Jaynes: Probability Theory & Gödel's incompleteness theorem

I've recently been dabbling in statistics and probability, and it was only a matter of time before my attention became drawn to the book Probability Theory: The Logic of Science by E. T. Jaynes. In it, Jaynes proposes to start from the smallest possible set of common-sense axioms and proceed to derive more or less the entire theory of probability, demonstrating how desirable properties such as consistency and paradox-free reasoning can thus be achieved for the whole system.

I decided to buy this book, and at 50 pages in (of about 700 pages total) I can already say it will be worth the full price.

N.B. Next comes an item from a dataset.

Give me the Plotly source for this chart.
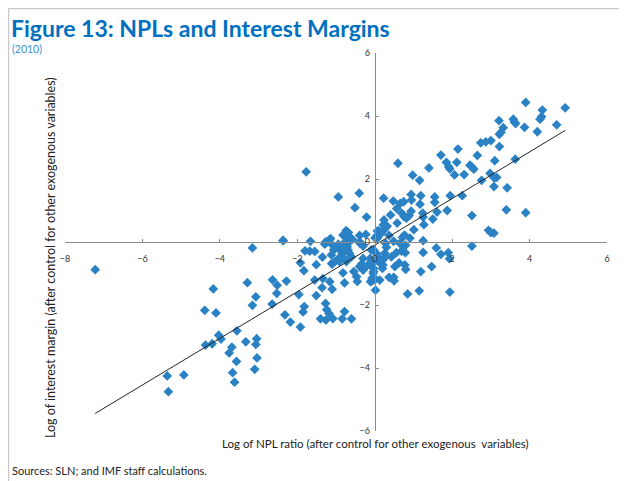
import numpy as np
import plotly.graph_objects as go

# Log of NPL ratio (x) and log of interest margin (y)
npl_log = [
    -7.22, -3.29, -4.17, -2.64, -2.52, -2.53, -3.07, -3.16, -2.65, -4.39, -4.10, -3.56, -4.03, -3.97,
    -4.37, -4.20, -3.69, -3.76, -3.33, -3.05, -3.07, -3.04, -3.57, -3.10, -3.67, -3.62, -5.36, -4.93, -5.33,
    -3.16, -2.36, -1.80, -1.68, -1.55,
    -1.77, -0.94, -0.40, -0.51, -0.21, -2.37, -1.66, -1.27, -1.29, -1.14, -1.18, -0.74, -0.68, -0.64, -0.58,
    -0.75, -0.82, -0.39, -0.23, -0.39, 0.01, 0.07,
    -1.92, -1.35, -1.12, -0.95, -0.88, -0.81, -0.71, -0.65, -0.91, -0.75, -1.11, -1.51, -1.83, -2.28, -1.55,
    -1.36, -1.16, -1.10, -1.96, -1.51, -1.82, -1.85, -2.32, -2.18, -1.92, -1.27, -1.24, -1.18, -1.40, -1.08,
    -0.78, -0.84, -0.60, -1.26, -0.82, -0.78, -0.54, -0.47, -0.45, -0.39, -0.11, 0.02, -0.30, -1.34, -0.34,
    -0.20, -0.30, -0.91, -1.10,
    -1.12, -0.99, -0.86, -0.82, -1.06, -0.69, -0.60, -0.73, -1.03, -0.38, -0.30, -0.12, -0.09, -0.03, -0.04,
    0.02, -0.07, -0.94, -0.82, -0.69, -1.03, -0.09, 0.04, 0.16, 0.21, 0.26, -0.07,
    1.71, 2.15, 0.60, 1.85, 1.91, 1.94, 2.12, 2.46, 2.52, 2.56, 1.40, 2.06, 2.31, 0.98, 1.16,
    0.23, 0.48, 0.94, 1.19, 1.55, 1.55, 1.95, 2.26, 0.66, 0.75, 0.95, 1.17, 0.57, 0.70, 0.76, 0.94, 0.89,
    0.82, 0.41, 0.24, 0.58, 0.22, 0.11, 0.17, 0.06, 0.37, 0.07, 0.77, 0.72, 0.91, 1.01, 1.25, 1.27, 1.50,
    1.61, 1.87, 1.25, 0.49, 0.28, 1.24, 0.32, 0.16, 0.25,
    3.90, 4.92, 4.33, 4.31, 4.27, 4.70, 4.20, 3.58, 3.61, 3.64, 3.87, 3.21, 3.32, 3.26, 3.22, 3.22, 3.00,
    2.87, 2.74, 2.65, 3.63, 3.10, 2.98, 2.76, 3.09, 3.15, 3.08, 3.42,
    2.51, 3.40, 3.90, 2.94, 3.00, 3.08, 2.51, 1.59, 1.71, 1.90, 1.25, 0.80,
    1.93, 1.47, 1.19, 1.15, 1.94, 0.85, 0.78, 0.80, 0.63, 0.52, 0.21, 0.20, 0.37, 0.49, 0.50, 0.13, -0.04,
    -0.03, -0.09, 0.13, 0.28, 0.43, 0.56, 0.69, 0.79, 0.30, 0.65, 0.73, -0.03, 0.04,
]
margin_log = [
    -0.88, -1.29, -1.49, -1.20, -1.37, -1.63, -1.74, -2.01, -1.97, -2.17, -2.25, -2.82, -2.96, -3.08,
    -3.27, -3.23, -3.34, -3.52, -3.17, -3.07, -3.25, -3.68, -3.79, -4.04, -4.15, -4.45, -4.25, -4.22, -4.75,
    -0.19, 0.04, -0.28, -0.29, -0.30,
    2.23, 1.43, 1.55, 1.09, 0.79, 0.05, 0.02, 0.00, -0.07, 0.11, 0.06, 0.36, 0.30, 0.14, 0.09,
    0.15, 0.22, 0.21, 0.24, 0.01, 0.13, 0.35,
    -0.66, -0.48, -0.41, -0.15, -0.28, -0.13, -0.15, -0.36, -0.49, -0.57, -0.68, -0.72, -0.91, -1.24, -1.21,
    -1.45, -1.26, -1.50, -1.67, -1.70, -2.05, -2.22, -2.31, -2.54, -2.70, -1.95, -2.15, -2.27, -2.44, -2.43,
    -2.21, -2.44, -2.44, -2.48, -0.98, -1.30, -0.94, -1.10, -1.25, -0.78, -1.26, -1.53, -0.52, -1.16, -0.70,
    -0.76, -0.89, -0.62, -0.70,
    -0.06, -0.15, -0.17, -0.36, -0.25, -0.25, -0.47, -0.62, -0.62, -0.04, -0.13, -0.52, -0.68, -0.84, -0.99,
    -1.18, -1.23, -0.07, -0.07, -0.04, -0.21, -0.25, -0.57, -0.70, -0.57, -0.36, -1.15,
    2.76, 2.95, 2.50, 2.53, 2.39, 2.32, 2.53, 2.44, 2.37, 2.31, 2.35, 2.13, 2.14, 2.12, 1.96,
    1.39, 1.30, 1.51, 1.47, 1.43, 1.26, 1.47, 1.47, 1.23, 1.28, 1.33, 1.20, 1.06, 0.91, 0.80, 0.98, 0.84,
    0.76, 0.86, 0.70, 0.60, 0.54, 0.35, 0.28, 0.21, 0.21, 0.12, 0.22, 0.15, 0.12, 0.39, 0.79, 0.55, 0.73,
    0.95, 1.00, 0.04, 0.02, -0.04, 0.92, 0.50, 0.30, 0.40,
    4.43, 4.26, 4.19, 3.98, 3.90, 3.72, 3.50, 3.90, 3.81, 3.76, 3.64, 3.85, 3.63, 3.48, 3.42, 3.03, 3.22,
    3.18, 3.15, 2.75, 2.63, 2.58, 2.18, 1.96, 2.03, 2.05, 1.76, 1.72,
    0.84, 1.02, 0.93, 0.37, 0.30, 0.28, -0.13, -0.19, -0.39, -0.34, -0.33, -0.10,
    -0.53, -0.78, -0.94, -1.55, -1.59, -1.65, -0.73, -0.87, -0.66, -0.78, -0.73, -0.84, -1.12, -1.12, -1.23,
    -1.21, -1.21, -0.94, -0.62, -0.52, -0.47, -0.47, -0.34, -0.29, -0.34, -0.17, -0.04, -0.10, -0.25, -0.36,
]

# Fitted line
trend_slope = 0.74
trend_intercept = -0.10

x_ticks = [-8, -6, -4, -2, 0, 2, 4, 6]
y_ticks = [-6, -4, -2, 0, 2, 4, 6]
x_range = [-8, 6]
y_range = [-6, 6]

title_text = "Figure 13: NPLs and Interest Margins"
subtitle_text = "(2010)"
x_title = "Log of NPL ratio (after control for other exogenous  variables)"
y_title = "Log of interest margin (after control for other exogenous variables)"
source_text = "Sources: SLN; and IMF staff calculations."

x = np.array(npl_log)
fit_x = np.array([x.min(), x.max()])
fit_y = trend_slope * fit_x + trend_intercept

# Page geometry (the page body has an 8px margin, so the figure is offset by it)
PAGE_W, PAGE_H = 627, 481
OFF = 8
L, R, T, B = 65, 20, 53, 50          # plot area edges in page pixels
PW, PH = PAGE_W - L - R, PAGE_H - T - B


def px_x(p):
    return (p - L) / PW


def px_y(p):
    return (PAGE_H - B - p) / PH


FONT = "Lato, sans-serif"

fig = go.Figure()
fig.add_trace(go.Scatter(
    x=npl_log, y=margin_log, mode="markers",
    marker=dict(symbol="diamond", size=7.5, color="#2A82C5", line=dict(width=0)),
    showlegend=False, hoverinfo="skip"))
fig.add_trace(go.Scatter(
    x=fit_x, y=fit_y, mode="lines",
    line=dict(color="#222222", width=1), showlegend=False, hoverinfo="skip"))

tick_font = dict(family=FONT, size=9, color="#333333")
axis_common = dict(showgrid=False, zeroline=False, showline=True, linecolor="#8C8C8C", linewidth=1,
                   ticks="inside", ticklen=3, tickcolor="#8C8C8C", tickfont=tick_font, anchor="free")

fig.update_layout(
    width=PAGE_W - OFF, height=PAGE_H - OFF,
    margin=dict(l=L - OFF, r=R, t=T - OFF, b=B),
    paper_bgcolor="white", plot_bgcolor="white",
    xaxis=dict(range=x_range, tickvals=x_ticks, position=0.5, ticklabelstandoff=8, **axis_common),
    yaxis=dict(range=y_range, tickvals=y_ticks, position=(0 - x_range[0]) / (x_range[1] - x_range[0]),
               ticklabelstandoff=3, **axis_common),
    font=dict(family=FONT),
)

ann = [
    dict(text="<b>" + title_text + "</b>", x=px_x(9), y=px_y(28), xanchor="left", yanchor="middle",
         font=dict(family=FONT, size=23, color="#0070C0")),
    dict(text=subtitle_text, x=px_x(10), y=px_y(49), xanchor="left", yanchor="middle",
         font=dict(family=FONT, size=10.5, color="#3A8FD0")),
    dict(text=x_title, x=px_x(375), y=px_y(443.5), xanchor="center", yanchor="middle",
         font=dict(family=FONT, size=11.5, color="#222222")),
    dict(text=y_title, x=px_x(50), y=px_y(258), xanchor="center", yanchor="middle", textangle=-90,
         font=dict(family=FONT, size=12.5, color="#222222")),
    dict(text=source_text, x=px_x(10), y=px_y(470), xanchor="left", yanchor="middle",
         font=dict(family=FONT, size=11, color="#222222")),
]
for a in ann:
    a.update(xref="paper", yref="paper", showarrow=False)
fig.update_layout(annotations=ann)

fig.add_shape(type="line", xref="paper", yref="paper", x0=px_x(OFF + 0.5), x1=px_x(PAGE_W), y0=px_y(OFF + 0.5),
              y1=px_y(OFF + 0.5), line=dict(color="#C8C8C8", width=1.5))
fig.add_shape(type="line", xref="paper", yref="paper", x0=px_x(OFF + 0.5), x1=px_x(OFF + 0.5), y0=px_y(OFF + 0.5),
              y1=px_y(PAGE_H), line=dict(color="#C8C8C8", width=1.5))

fig.write_html("out.html")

Here's a quote to show what I mean (chapter 2.6.2, pp. 45-46):

To understand [Gödel's incompleteness theorem], the essential point is the principle of elementary logic that a contradiction A and not-A implies all propositions, true and false. -- Then let A = {A1, A2,..., An} be the system of axioms underlying a mathematical theory and T any proposition, or theorem, deducible from them:

A => T.

Now, whatever T may assert, the fact that T can be deduced from the axioms cannot prove that there is no contradiction in them, since, if there were a contradiction, T could certainly be deduced from them!

This is the essence of the Gödel theorem, as it pertains to our problems. As noted by Fisher (1956), it shows us the intuitive reason why Gödel’s result is true. --

Recommended.